C’est dans cet univers qu’évolue France de Meurs, véritable héroïne de cinéma, émoustillée jusqu’à l’inconséquence par la cinégénie télévisuelle qu’elle produit. Un jour pourtant, un (non-)événement, d’une particulière banalité (en conduisant son fils à l’école, la journaliste renverse un cyclomotoriste et le blesse sans gravité) va bousculer toute son existence. Voilà désormais, France de Meurs venant financièrement au secours des parents du jeune blessé mais craquant et s’enfuyant en pleurs lorsque, dans un talk-show, on lui parle de ce fait-divers… La lumineuse France de Meurs va alors glisser dans la pente. Les selfies avec ses fans lui deviennent insupportables et, dit-elle à un psy, « je voudrais être transparente, anonyme. Le regard des gens me glace ». A Baptiste, le jeune cyclo blessé, qui lui dit : « C’est bien d’être connue », elle glisse : « Non, pas toujours ».
Dans un récit allègre, Bruno Dumont va porter d’autres coups à sa tragique héroïne. Lorsqu’elle prépare en plateau, un reportage sur des migrants fuyant la misère sur des bateaux de fortune, un micro reste ouvert, diffusant les mots rigolards de Lou : « Prochaine étape : tu sauves des baleines ! » Et puis, dans une clinique installée dans de beaux paysages de montagne, où elle tente de se reconstruire, elle tombe amoureuse d’un beau prof de latin…
Sur France de Meurs, archétype de l’inconséquence, du plus rien ne compte, plus rien n’est grave, le cinéaste pose longuement son regard. Si le cinéma est bien une affaire de regards (de mystification du réel aussi mais dans un pacte tacite avec un spectateur éclairé), Dumont, maître en formalisme, sonde, dans des gros plans très longs, le visage de Léa Seydoux, magnifique interprète, dont les yeux reflètent des abîmes de doutes, de souffrance et de malheur. Au côté de Léa Seydoux, Benjamin Biolay incarne un mari « châtré » et l’épatante Blanche Gardin, un Lou à la fois intelligente et grotesque, affirmant qu’en matière de télévision, « le pire, c’est le mieux ».

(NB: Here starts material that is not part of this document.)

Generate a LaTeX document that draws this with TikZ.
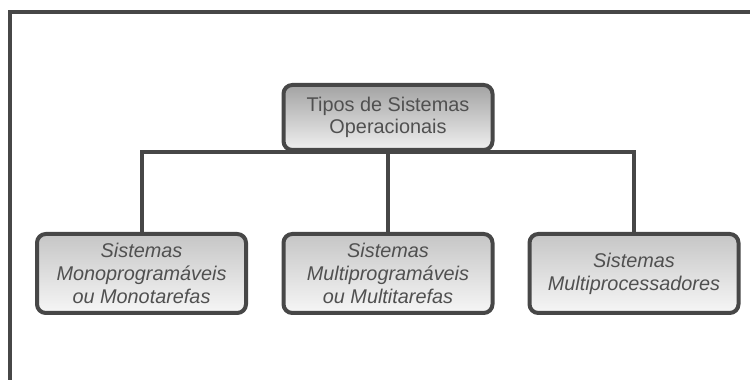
\documentclass[tikz,border=0pt]{standalone}
\usepackage{fontspec}
\setmainfont{Liberation Sans}
\usepackage{tikz}
\usetikzlibrary{positioning}
\definecolor{edgegray}{HTML}{474747}
\definecolor{textgray}{HTML}{505050}

\begin{document}
\begin{tikzpicture}[tipo/.style={rectangle,rounded corners=5pt,draw=edgegray,line width=0.08cm,top color=gray!72,bottom color=gray!12,text=textgray,align=center,minimum width=4.18cm,minimum height=1.3cm,font=\fontsize{11.3}{12.6}\selectfont}, sistema/.style={tipo,minimum height=1.58cm,top color=gray!45,bottom color=gray!7,font=\fontsize{11.3}{13}\selectfont\itshape}, conn/.style={draw=edgegray,line width=0.08cm}, node distance=1.6cm]
        \useasboundingbox (0,0) rectangle (15,7.6);
        \draw[conn] (0.2,-0.5) |- (15.5,7.36);
        \node[tipo] (tipos) at (7.76,5.25) {Tipos de Sistemas\\Operacionais};
        \node[sistema, below=of tipos] (multi) {Sistemas\\Multiprogramáveis\\ou Multitarefas};
        \node[sistema, left=0.67cm of multi] (mono) {Sistemas\\Monoprogramáveis\\ou Monotarefas};
        \node[sistema, right=0.66cm of multi] (proc) {Sistemas\\Multiprocessadores};
        \draw[conn] (tipos) -- ++(0,-0.7) coordinate (bus) -- (multi);
        \draw[conn] (mono) |- (bus) -| (proc);
    \end{tikzpicture}
\end{document}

France s’achève dans le Nord de la France, dont Dumont est natif. C’est là que France de Meurs se confronte lucidement à un présent dont le superficiel est évacué. Dans un entretien avec Danielle, épouse d’un violeur ou dans un arrêt devant l’endroit où une fillette fut assassinée, le cinéaste retrouve la radicalité magnifique des œuvres qui le révèlerent à Cannes : La vie de Jésus (1996), L’humanité (1999), Flandres (2006) et, plus tard, le ravageur mais désopilant Ma Loute (2016).
Danielle dira, face caméra : « C’est pas parce qu’on a fait du mal qu’on va en enfer, toujours. Tout le monde peut changer… »
FRANCE Comédie dramatique (2h14) de Bruno Dumont avec Léa Seydoux, Blanche Gardin, Benjamin Biolay, Emanuele Arioli, Juliane Köhler, Gaëtan Amiel, Jawad Zemmar, Marc Bettinelli, Lucile Roche. Dans les salles le 25 août.